Two State Solution the only answer to the Palestine/Israel question says author Ian Black

“In the wake of the Second World War, the international community recognised that the only way to resolve the conflict in Palestine was to create two states. I think that remains the only way to deal with it,” said the journalist and writer Ian Black in an event at the Book Festival today.

Black, a long-time reporter on the Middle East for the Guardian, and also a former correspondent for the Jerusalem Post, was speaking today with the Palestinian lawyer and writer Raja Shehadeh.

The author of Enemies and Neighbours: Arabs and Jews in Palestine and Israel, 1917-2017, added: “Given the reality of the last 70 years, the only way to resolve the Palestinian issue is to recognise that the Palestinians have been the victims of this long historical process and that they need to be given the right, by the international community, to their own independent state. I just don’t see any other way out of it.

“Of course this is very contentious and difficult territory,” he admitted. “There is an argument, held by many Palestinians and their supporters, that the whole thing is about racism and apartheid and based on a fundamental injustice that must be swept away. Yet I don’t see how those arguments can be turned into a practical solution.

“In 2018, what you have as a reality is the State of Israel, which exists as a powerful existing force, home to over six million Jews, 70% of whom were born in Israel. I think anti-Zionism today is an interesting intellectual and academic and historical argument, but I don’t think it’s particularly relevant to current reality.”

Black worries that the window of opportunity for the Two State Solution may be closing, in part because of a loss of international interest. “For the last seven years, attention in the Middle East has focused much more on the upheavals of what we used to call the Arab Spring, on the unprecedented series of upheavals across the Arab world from Libya to Bahrain in the Gulf,” he said.
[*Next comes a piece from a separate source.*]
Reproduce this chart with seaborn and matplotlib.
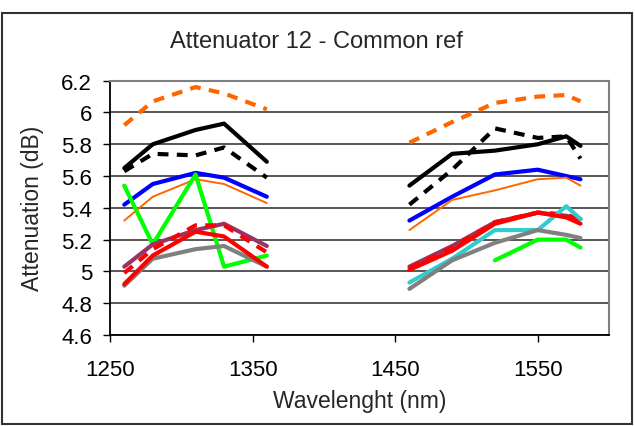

“The Palestinian cause, which has always been a subject of intense interest and a lot of sympathy and solidarity, especially in the Arab and Muslim world, has been very much relegated, at least at the level of governments. In fact, there is a convincing argument that the ‘window of opportunity’ has shut; it’s almost stopping because people have given up on it. I don’t myself think it’s quite over yet, because I don’t think there is a viable alternative.”

An additional factor is that many in Israel genuinely believe that the ongoing conflict is “manageable”.

“Can it be managed? Up to a point, but when something terrible happens, the world suddenly pays attention,” Black pointed out. “It’s not manageable for a society – which considers itself to be advanced, democratic and respecting human rights – to have another people living alongside it, who don’t enjoy the same rights. So it isn’t really manageable, although a lot of people have the illusion it is.”